南が丘動物通信

ネコの糖尿病 10年08月17日

ネコの糖尿病の発生には、年齢、体重、性別、遺伝的素因、基礎疾患、その他多くの要因が関与していると考えられていますが、これらの要因がインスリンの感受性を低下させて高血糖を生み出し、持続的な高血糖がインスリン分泌細胞の機能不全を招くことによってインスリン不足になり、さらなる高血糖を生み出すという病態をとります。つまり、中年齢以上の雄に発生が多く、肥満は糖尿病の発生率を3~5倍にすると考えられています。また、食事もネコの糖尿病の発生要因と考えられており、炭水化物を多量に含む食事はインスリン感受性を低下させるために糖尿病発症のリスクを高めると考えられています。さらにネコの糖尿病は、慢性膵炎や腎不全、甲状腺機能亢進症、副腎皮質機能亢進症など他の疾患から二次的に起こる「二次性糖尿病」の発生も少なくありません。

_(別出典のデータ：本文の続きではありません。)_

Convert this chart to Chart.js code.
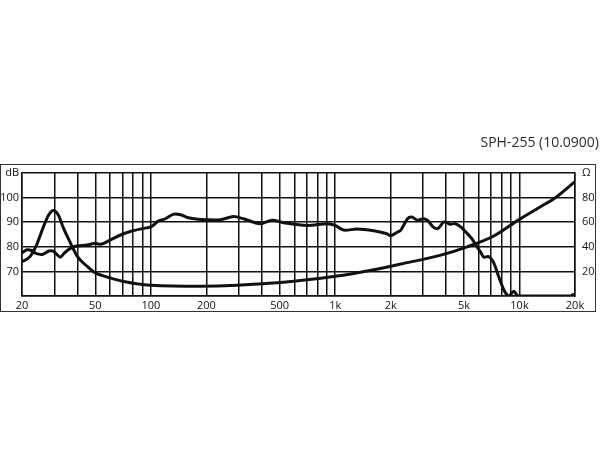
<!DOCTYPE html>
<html>
<head>
<meta charset="utf-8">
<script src="https://cdn.jsdelivr.net/npm/chart.js@4.4.1/dist/chart.umd.min.js"></script>
<style>
  body { margin: 0; background: #fff; }
  #wrap { position: relative; width: 600px; height: 450px; }
  #frame { position: absolute; left: 0; top: 164px; width: 594px; height: 146px; border: 1.5px solid #333; }
  #title { position: absolute; right: 1px; top: 132px; font: 14px "Open Sans", sans-serif; color: #2a2a2a; }
</style>
</head>
<body>
<div id="wrap">
  <div id="frame"></div>
  <div id="title">SPH-255 (10.0900)</div>
  <canvas id="myChart" width="600" height="450"></canvas>
</div>
<script>
// frequency response (dB, left axis)
const respFreq = [20, 21.3, 22.5, 24, 26, 28, 29.5, 31, 32.3, 34, 35.5, 37.5, 40, 45, 50, 53, 56, 60, 70, 80, 90, 100,
  110, 120, 132, 145, 160, 180, 200, 238, 281, 318, 391, 455, 524, 707, 906, 1000, 1110, 1310, 1620, 1890, 2000,
  2180, 2270, 2470, 2600, 2800, 3000, 3160, 3400, 3600, 3900, 4200, 4500, 4800, 5100, 5500, 5800, 6200, 6400,
  6800, 7200, 7700, 8200, 8500, 8800, 9300, 9800, 10500, 19000, 19600, 20000];
const respDb = [77.6, 78.8, 78.5, 77.2, 77, 78.3, 78.2, 76.8, 75.8, 77.5, 78.7, 79.8, 80.3, 80.7, 81.4, 81, 81.5, 82.7, 85.1, 86.5, 87.4, 88.1,
  90.5, 91.4, 93.2, 93, 91.8, 91.2, 91, 91, 92.3, 91.4, 89.4, 90.8, 89.8, 88.7, 89.4, 88.7, 86.8, 87.2, 86.5, 85.4, 84.5,
  86, 86.8, 91.4, 92.1, 90.8, 91.4, 90.8, 88.1, 87.4, 90.1, 89.2, 89.4, 88.1, 86.1, 83.4, 80.7, 77.4, 75.8,
  76, 74, 68, 62.7, 60.7, 60, 61.9, 60, 60, 60, 60.6, 60.3];

// impedance (ohm, right axis)
const impFreq = [20, 22.1, 24, 26.1, 27.8, 29.6, 31.6, 33.4, 36.4, 40, 44.8, 50, 60, 70, 90, 100, 185, 506, 1000,
  1620, 2270, 3700, 5200, 7300, 9800, 14000, 15300, 20000];
const impOhm = [28, 32, 41.5, 56, 65.5, 69.6, 65.5, 56, 44, 32, 24.6, 18.8, 14.8, 12, 9.4, 8.8, 8, 11, 16,
  21.4, 26, 33, 40, 49, 61.5, 75.4, 78.8, 93];

const xGrid = [20, 30, 40, 50, 60, 70, 80, 90, 100, 200, 300, 400, 500, 600, 700, 800, 900, 1000,
  2000, 3000, 4000, 5000, 6000, 7000, 8000, 9000, 10000, 20000];
const xLabels = {20: '20', 50: '50', 100: '100', 200: '200', 500: '500', 1000: '1k', 2000: '2k', 5000: '5k', 10000: '10k', 20000: '20k'};
const dbLabels = {110: 'dB', 100: '100', 90: '90', 80: '80', 70: '70'};
const ohmLabels = {100: 'Ω', 80: '80', 60: '60', 40: '40', 20: '20'};

const ink = '#111';
const tickFont = { family: 'Open Sans', size: 11 };

const config = {
  type: 'line',
  data: {
    datasets: [{
      data: respFreq.map((f, i) => ({ x: f, y: respDb[i] })),
      yAxisID: 'y',
      borderColor: ink,
      borderWidth: 3,
      pointRadius: 0,
      tension: 0.3
    }, {
      data: impFreq.map((f, i) => ({ x: f, y: impOhm[i] })),
      yAxisID: 'y2',
      borderColor: ink,
      borderWidth: 3,
      pointRadius: 0,
      cubicInterpolationMode: 'monotone'
    }]
  },
  options: {
    responsive: false,
    animation: false,
    layout: { padding: { top: 173, left: 0, right: 0, bottom: 136 } },
    plugins: { legend: { display: false }, tooltip: { enabled: false } },
    scales: {
      x: {
        type: 'logarithmic',
        min: 20,
        max: 20000,
        afterBuildTicks: s => { s.ticks = xGrid.map(v => ({ value: v })); },
        afterFit: s => { s.height = 18; },
        grid: { color: ink, lineWidth: 1.5, drawTicks: false },
        border: { color: ink, width: 1.5 },
        ticks: {
          autoSkip: false, maxRotation: 0, padding: 3, color: '#111', font: tickFont,
          callback: v => xLabels[v] || ''
        }
      },
      y: {
        position: 'left',
        min: 60,
        max: 110,
        afterFit: s => { s.width = 22; },
        grid: { color: ink, lineWidth: 1.5, drawTicks: false },
        border: { color: ink, width: 1.5 },
        ticks: {
          stepSize: 5, padding: 3, color: '#111', font: tickFont,
          callback: v => dbLabels[v] || ''
        }
      },
      y2: {
        position: 'right',
        min: 0,
        max: 100,
        afterFit: s => { s.width = 25; },
        grid: { display: false, drawTicks: false },
        border: { color: ink, width: 1.5 },
        ticks: {
          stepSize: 10, padding: 7, color: '#111', font: tickFont,
          callback: v => ohmLabels[v] || ''
        }
      }
    }
  }
};

const myChart = new Chart(document.getElementById('myChart'), config);
</script>
</body>
</html>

糖尿病の初期では、飲水量が増える、尿量が増える、食欲が増す、痩せてくる、毛づやがなくなる、などの症状が認められます。さらに進行すると糖尿病性ケトアシドーシスという状態になり、元気がなくなる、食欲がなくなる、嘔吐するなどの症状が発現します。
診断は、症状、血液検査による高血糖、尿糖の確認によって行われます。
治療は、インスリンの注射が必要となる場合が多いです。一部では食餌変更、経口血糖降下剤、併発疾患の治療によってインスリンを使わずに維持できる場合もあります。
糖尿病は、初期の段階で発見することが難しく、状態が悪くなってから病院に連れてこられる場合が多い疾患です。普段からこまめに体重のチェックをしたり、水を飲む量や尿量に気を配ったりする事が早期発見に繋がると思われます。